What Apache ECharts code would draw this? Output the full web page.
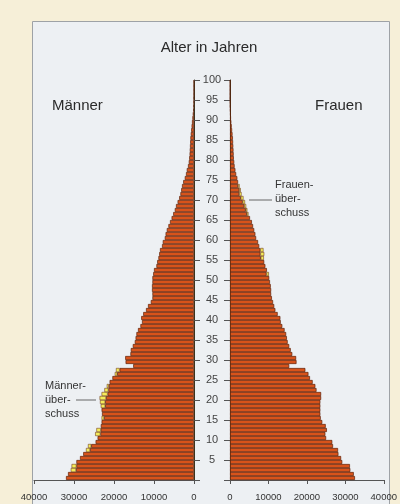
<!DOCTYPE html>
<html>
<head>
<meta charset="utf-8">
<script src="https://cdn.jsdelivr.net/npm/echarts@6/dist/echarts.min.js"></script>
<style>
html,body{margin:0;padding:0;background:#f6efd8;}
#pyramid{width:400px;height:504px;}
</style>
</head>
<body>
<div id="pyramid"></div>
<script>
// Altersjahre 0..99
var ages = [];
for (var i = 0; i < 100; i++) ages.push(String(i));

// Männer je Altersjahr (Balkenlänge gesamt)
var maenner = [
  32000,31500,30800,30600,29400,28500,27700,27000,26500,24600,
  24100,24700,24400,23300,23100,23100,23000,23100,23300,23500,
  23600,23100,22400,21800,21100,20400,19800,19500,15200,17100,
  17200,15900,15800,15300,14800,14600,14400,14000,13400,13000,
  13200,12700,12000,11500,10800,10400,10400,10500,10500,10400,
  10400,10200,10000,9400,9200,8900,8700,8500,8000,7800,
  7300,7100,6800,6400,6000,5600,5200,4800,4500,4100,
  3700,3400,3200,3000,2700,2300,2000,1800,1500,1300,
  1200,1100,1050,1000,950,900,800,700,600,500,
  400,300,200,150,100,80,50,50,50,50
];
// Frauen je Altersjahr (Balkenlänge gesamt)
var frauen = [
  32500,32200,31300,31200,29200,28900,28200,28100,26800,26600,
  25000,24800,25200,24900,24000,23600,23500,23500,23500,23500,
  23700,23700,22500,22200,21500,20800,20400,19600,15400,17300,
  17200,16200,15800,15400,15000,14800,14600,14200,13600,13200,
  13100,12400,11800,11500,11200,10900,10700,10700,10600,10400,
  10200,10100,9600,9200,8900,8800,8900,8700,7600,7300,
  6800,6600,6300,6000,5700,5200,4800,4500,4200,3900,
  3500,3000,2800,2500,2100,1900,1600,1400,1200,1100,
  1000,950,900,850,800,750,650,550,450,350,
  250,200,150,100,80,50,50,50,50,50
];
// Überschuss (gelber Teil) [Alter, Anzahl]
var maennerUeberschuss = [[2,1300],[3,1200],[7,1000],[8,800],[11,1300],[12,1100],[15,600],
  [18,1100],[19,1300],[20,1600],[21,1500],[22,1000],[23,500],[26,600],[27,900]];
var frauenUeberschuss = [[51,600],[55,800],[56,1000],[57,800],[66,400],[67,400],[68,500],
  [69,600],[70,700],[71,600],[72,400],[73,400]];

var xTicks = [0,10000,20000,30000,40000];

function split(total, surplus){
  var extra = total.map(function(){ return 0; });
  surplus.forEach(function(p){ extra[p[0]] = p[1]; });
  return {
    base: total.map(function(v,i){ return v - extra[i]; }),
    extra: extra.map(function(v){ return v > 0 ? v : '-'; })
  };
}
var m = split(maenner, maennerUeberschuss);
var f = split(frauen, frauenUeberschuss);

var font = 'Liberation Sans, Arial, sans-serif';
var orange = '#d8531a', gelb = '#f4ec5a', rand = '#5e220a';

function xAx(grid, inv){
  return {
    gridIndex: grid, type: 'value', inverse: inv, min: 0, max: xTicks[xTicks.length-1],
    interval: xTicks[1] - xTicks[0], offset: 2,
    axisLine: {show: true, lineStyle: {color: '#555', width: 1}},
    axisTick: {show: true, length: 4, lineStyle: {color: '#555'}},
    axisLabel: {fontSize: 9.5, color: '#333', fontFamily: font, margin: 10,
      formatter: function(v){ return String(v); }},
    splitLine: {show: false}
  };
}
function yVal(grid, pos, labels){
  return {
    gridIndex: grid, type: 'value', position: pos, min: 0, max: 100, interval: 5,
    axisLine: {show: true, lineStyle: {color: '#3a3520', width: 1}},
    axisTick: {show: true, length: 6, lineStyle: {color: '#555'}},
    axisLabel: {show: labels, fontSize: 11, color: '#444', fontFamily: font,
      align: 'center', margin: 18,
      formatter: function(v){ return v === 0 ? '' : String(v); }},
    splitLine: {show: false}
  };
}
function bar(name, xi, yi, data, color, bw){
  return {
    name: name, type: 'bar', stack: 's' + xi, xAxisIndex: xi, yAxisIndex: yi,
    data: data, barWidth: '100%', barCategoryGap: '0%', silent: true,
    itemStyle: {color: color, borderColor: rand, borderWidth: bw}
  };
}

var chart = echarts.init(document.getElementById('pyramid'), null, {renderer: 'canvas'});
chart.setOption({
  backgroundColor: '#f6efd8',
  animation: false,
  grid: [
    {left: 34, width: 160, top: 80, height: 400},
    {left: 230, width: 160, top: 80, height: 400}
  ],
  xAxis: [xAx(0, true), xAx(1, false)],
  yAxis: [
    {gridIndex: 0, type: 'category', data: ages, show: false},
    yVal(0, 'right', true),
    {gridIndex: 1, type: 'category', data: ages, show: false},
    yVal(1, 'left', false)
  ],
  series: [
    bar('Männer', 0, 0, m.base, orange, 0.7),
    bar('Männerüberschuss', 0, 0, m.extra, gelb, 0.5),
    bar('Frauen', 1, 2, f.base, orange, 0.7),
    bar('Frauenüberschuss', 1, 2, f.extra, gelb, 0.5)
  ],
  graphic: [
    {type: 'rect', z: -10, silent: true,
      shape: {x: 32.5, y: 21.5, width: 357, height: 500},
      style: {fill: '#edf0f3', stroke: '#9ea2a6', lineWidth: 1}},
    {type: 'text', x: 209, y: 40, silent: true,
      style: {text: 'Alter in Jahren', fill: '#2a2a2a', font: '15px ' + font, textAlign: 'center'}},
    {type: 'text', x: 52, y: 98, silent: true,
      style: {text: 'Männer', fill: '#2a2a2a', font: '15px ' + font}},
    {type: 'text', x: 315, y: 98, silent: true,
      style: {text: 'Frauen', fill: '#2a2a2a', font: '15px ' + font}},
    {type: 'text', x: 275, y: 178, silent: true,
      style: {text: 'Frauen-\nüber-\nschuss', fill: '#333', font: '11px ' + font, lineHeight: 14}},
    {type: 'line', silent: true, shape: {x1: 249, y1: 200, x2: 272, y2: 200},
      style: {stroke: '#666', lineWidth: 1}},
    {type: 'text', x: 45, y: 379, silent: true,
      style: {text: 'Männer-\nüber-\nschuss', fill: '#333', font: '11px ' + font, lineHeight: 14}},
    {type: 'line', silent: true, shape: {x1: 76, y1: 400, x2: 96, y2: 400},
      style: {stroke: '#666', lineWidth: 1}}
  ]
});
</script>
</body>
</html>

· · · · ·

*Directions*: Please restate the material above line by line, exactly, beginning at its first line and ending with the line that contains "for (var i = 0;", without any pictures.

*Output of the exercise*:
What Apache ECharts code would draw this? Output the full web page.
<!DOCTYPE html>
<html>
<head>
<meta charset="utf-8">
<script src="https://cdn.jsdelivr.net/npm/echarts@6/dist/echarts.min.js"></script>
<style>
html,body{margin:0;padding:0;background:#f6efd8;}
#pyramid{width:400px;height:504px;}
</style>
</head>
<body>
<div id="pyramid"></div>
<script>
// Altersjahre 0..99
var ages = [];
for (var i = 0; i < 100; i++) ages.push(String(i));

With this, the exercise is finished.